Presently in this project, we aim to scale up and extend our existing NLP methods in order to integrate the NLP-identified stressful life events that we have already identified into our overall predictive modeling framework, on a level that considers all veteran patient data. With the use of high-performance computing (HPC), we are able to analyze and train more sophisticated machine learning models, extract more information than once before and integrate to produce performance metrics that out-score previous research. With the use of NLP and HPC, we can deliver information that will better guide future treatment for suicide and overdose risk.

Average number of life events identified prior to death using knowledge-based lexicon versus data-driven lexicons. Average number of life events measured along structured EHR variables are plotted as dotted lines for comparison.

Obstructive Sleep Apnea and Comorbidities


Obstructive Sleep Apnea (OSA) contributes to development of cardiovascular diseases (CVD) such as hypertension, atrial fibrillation, myocardial infarction, TIA/Stroke, and congestive heart failure, as well as diabetes mellitus type II (DM TII). 24% of Veterans have been diagnosed with OSA and the number of patients diagnosed with it has dramatically increased over the years suggesting a significant under reporting.

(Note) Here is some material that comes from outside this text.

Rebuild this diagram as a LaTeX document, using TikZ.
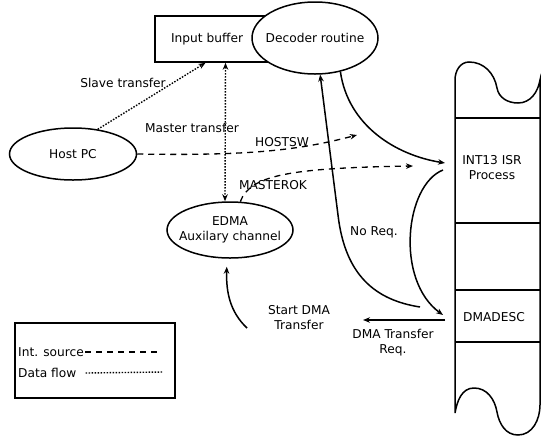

The current approach of treating everyone with moderate-severe sleep apnea even if they're not tired is unsustainable. To avoid undertreating or overtreating, a well-defined risk profile must be created. 

In this project, we aim to cluster and characterize the phenotypes associated with different groups of patients that develop various comorbidities in addition to OSA and therefore require treatment. In addition, we will then take this phenotyping to gather data and train a predictive model for evaluating excess risk. We aim to observe the immediate contributing risk of OSA towards developing associated comorbidities or death. Given the low sensitivity of structured variables, NLP will be implemented by our group to inform the clustering of associated phenotypes by collecting textual identifiers of OSA and comorbidities from administrative data. With the use of NLP and HPC, we can deliver information that will better guide future treatment of OSA. 

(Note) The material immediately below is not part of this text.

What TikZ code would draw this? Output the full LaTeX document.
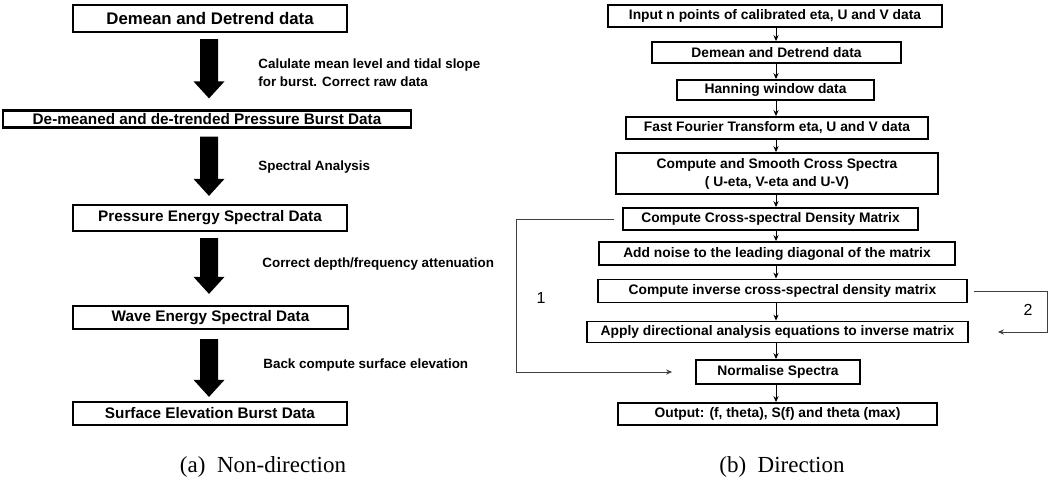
\documentclass[tikz,border=0pt]{standalone}
\usepackage{fontspec}
\setmainfont{Liberation Serif}
\setsansfont{Liberation Sans}
\usetikzlibrary{arrows.meta,calc}
\newcommand\fatarrow[2]{%
  \fill let \p1=(#1), \p2=(#2) in
    (\x1-4.5pt,\y1) -- (\x1+4.5pt,\y1) -- (\x1+4.5pt,\y2+8.5pt) -- (\x1+7.75pt,\y2+8.5pt)
    -- (\x1,\y2) -- (\x1-7.75pt,\y2+8.5pt) -- (\x1-4.5pt,\y2+8.5pt) -- cycle;}
\begin{document}
\begin{tikzpicture}[x=0.5pt,y=-0.5pt,
 lbox/.style={draw, line width=1.1pt, inner sep=0pt, font=\sffamily\bfseries\fontsize{7.65}{9}\selectfont},
 rbox/.style={draw, line width=0.9pt, inner sep=0pt, align=center, font=\sffamily\bfseries\fontsize{6.9}{9}\selectfont},
 lbl/.style={anchor=west, inner sep=0pt, align=left, font=\sffamily\bfseries\fontsize{6.7}{9}\selectfont},
 thinarrow/.style={line width=0.5pt, -{Stealth[length=3pt,width=2.6pt]}},
 loopline/.style={line width=0.45pt, draw=black!75, -{Stealth[length=3pt,width=2.6pt]}},
 num/.style={inner sep=0pt, font=\sffamily\fontsize{8}{9}\selectfont},
 caption/.style={inner sep=0pt, font=\rmfamily\fontsize{11.5}{13}\selectfont}]
\useasboundingbox (0,0) rectangle (1049,480);
% ---------- left column ----------
\coordinate (bx) at (209,0);
\node[lbox, minimum width=137pt, minimum height=13.5pt, font=\sffamily\bfseries\fontsize{8.4}{10}\selectfont] (L1) at (210,18.5) {Demean and Detrend data};
\node[lbox, minimum width=204pt, minimum height=8.5pt] (L2) at (207,119) {De-meaned and de-trended Pressure Burst Data};
\node[lbox, minimum width=137pt, minimum height=13pt] (L3) at (210,218) {Pressure Energy Spectral Data};
\node[lbox, minimum width=137.5pt, minimum height=11.5pt] (L4) at (210.5,317.5) {Wave Energy Spectral Data};
\node[lbox, minimum width=137pt, minimum height=11.5pt] (L5) at (210,413.5) {Surface Elevation Burst Data};
\fatarrow{[yshift=-3pt]L1.south -| bx}{[yshift=5.5pt]L2.north -| bx}
\fatarrow{[yshift=-4pt]L2.south -| bx}{[yshift=4pt]L3.north -| bx}
\fatarrow{[yshift=-3pt]L3.south -| bx}{[yshift=5.5pt]L4.north -| bx}
\fatarrow{[yshift=-4.5pt]L4.south -| bx}{[yshift=2pt]L5.north -| bx}
\node[lbl] (t1) at (258,73) {Calulate mean level and tidal slope\\for burst. Correct raw data};
\node[lbl] (t2) at (258,167) {Spectral Analysis};
\node[lbl] (t3) at (262,264) {Correct depth/frequency attenuation};
\node[lbl] (t4) at (263,365) {Back compute surface elevation};
\node[caption] (ca) at (263,467) {(a)\ \ Non-direction};
% ---------- right column ----------
\coordinate (ax) at (776,0);
\node[rbox, minimum width=167pt, minimum height=11pt] (R1) at (775,16) {Input n points of calibrated eta, U and V data};
\node[rbox, minimum width=124.5pt, minimum height=10.5pt] (R2) at (776.5,52.5) {Demean and Detrend data};
\node[rbox, minimum width=98.5pt, minimum height=10pt] (R3) at (775.5,90) {Hanning window data};
\node[rbox, minimum width=151pt, minimum height=11pt] (R4) at (777,128) {Fast Fourier Transform eta, U and V data};
\node[rbox, minimum width=161pt, minimum height=20.5pt] (R5) at (777,173.5) {Compute and Smooth Cross Spectra\\( U-eta, V-eta and U-V)};
\node[rbox, minimum width=147.5pt, minimum height=11pt] (R6) at (770.5,219) {Compute Cross-spectral Density Matrix};
\node[rbox, minimum width=178pt, minimum height=11.5pt] (R7) at (777,253.5) {Add noise to the leading diagonal of the matrix};
\node[rbox, minimum width=184.5pt, minimum height=11.5pt] (R8) at (782.5,291) {Compute inverse cross-spectral density matrix};
\node[rbox, minimum width=190.5pt, minimum height=10.5pt] (R9) at (777.5,332) {Apply directional analysis equations to inverse matrix};
\node[rbox, minimum width=82pt, minimum height=12pt] (R10) at (778,372) {Normalise Spectra};
\node[rbox, minimum width=159.5pt, minimum height=11pt] (R11) at (777.5,414) {Output: (f, theta), S(f) and theta (max)};
\foreach \a/\b in {R1/R2,R2/R3,R3/R4,R4/R5,R5/R6,R6/R7,R7/R8,R8/R9,R9/R10,R10/R11}
  \draw[thinarrow] (\a.south -| ax) -- (\b.north -| ax);
\draw[loopline] ([xshift=-4pt]R6.west) -- ++(-98,0) |- ([xshift=-11.5pt]R10.west);
\draw[loopline] ([xshift=3pt]R8.east) -- ++(74,0) |- ([xshift=14.5pt]R9.east);
\node[num] (n1) at (541,298) {1};
\node[num] (n2) at (1028,310) {2};
\node[caption] (cb) at (782,467) {(b)\ \ Direction};
\end{tikzpicture}
\end{document}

Acronyms: diabetes mellitus type 2 (T2DM), hypertension (HTM), heart failure (HF), atrial fibrillation (AF), coronary artery disease (CAD), polysomnogram (PSG), home sleep apnea test (HSAT)

Lung Cancer Treatment

Lung cancer accounts for 30% of all cancers among American war Veterans and remains the leading cause of cancer related deaths. Though the introduction of immune checkpoint inhibitors (ICI) has improved outcomes for Veterans with locally advanced (staged III) or metastatic (stage IV) non-small-cell lung cancer (NSCLC), there is an unmet need to develop predictive models to identify Veterans at risk of poor ICI response, ICI toxicity, and non-cancer (competing) mortality. Until these models are developed, personalized oncologic care for Veterans including treatment intensification, selection of alternative therapies, enrollment on clinical trials, or increased toxicity monitoring can not be optimized. 

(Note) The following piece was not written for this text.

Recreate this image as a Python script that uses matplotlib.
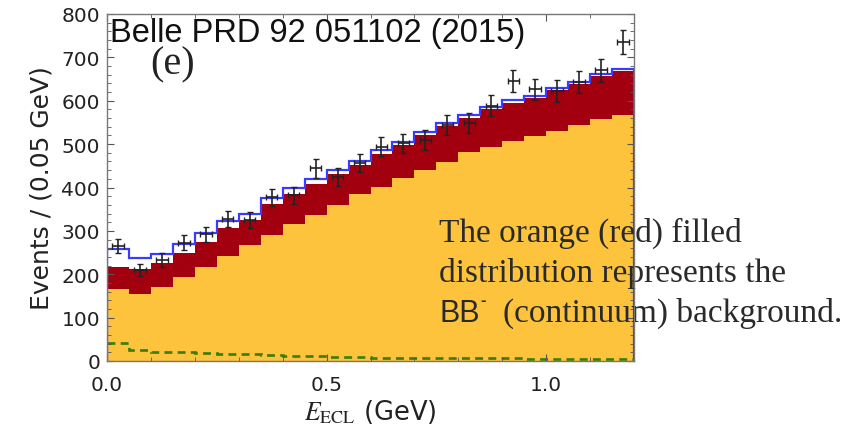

In this project, we aim to build and validate neural net models enabling precision care for Veterans with Lung Cancer. Our overarching hypothesis is that deep neural networks trained on complex, multimodal structured health data, clinical text, and genomic data can improve the prediction of ICI efficacy, toxicity, and non-cancer mortality in Veterans with lung cancer. We aim to use of high-dimensional feature selection techniques to identify novel predictors of ICI efficacy and toxicity, allowing for rapid repurposing of medications to modulate ICI response, or identifying subsets of patients. Given the low sensitivity of structured variables, NLP will be implemented by our group to to impute predictor and outcome variables used down-stream in modeling ICI efficacy. With the use of NLP and HPC, we can deliver information that will better guide future treatment of lung cancer.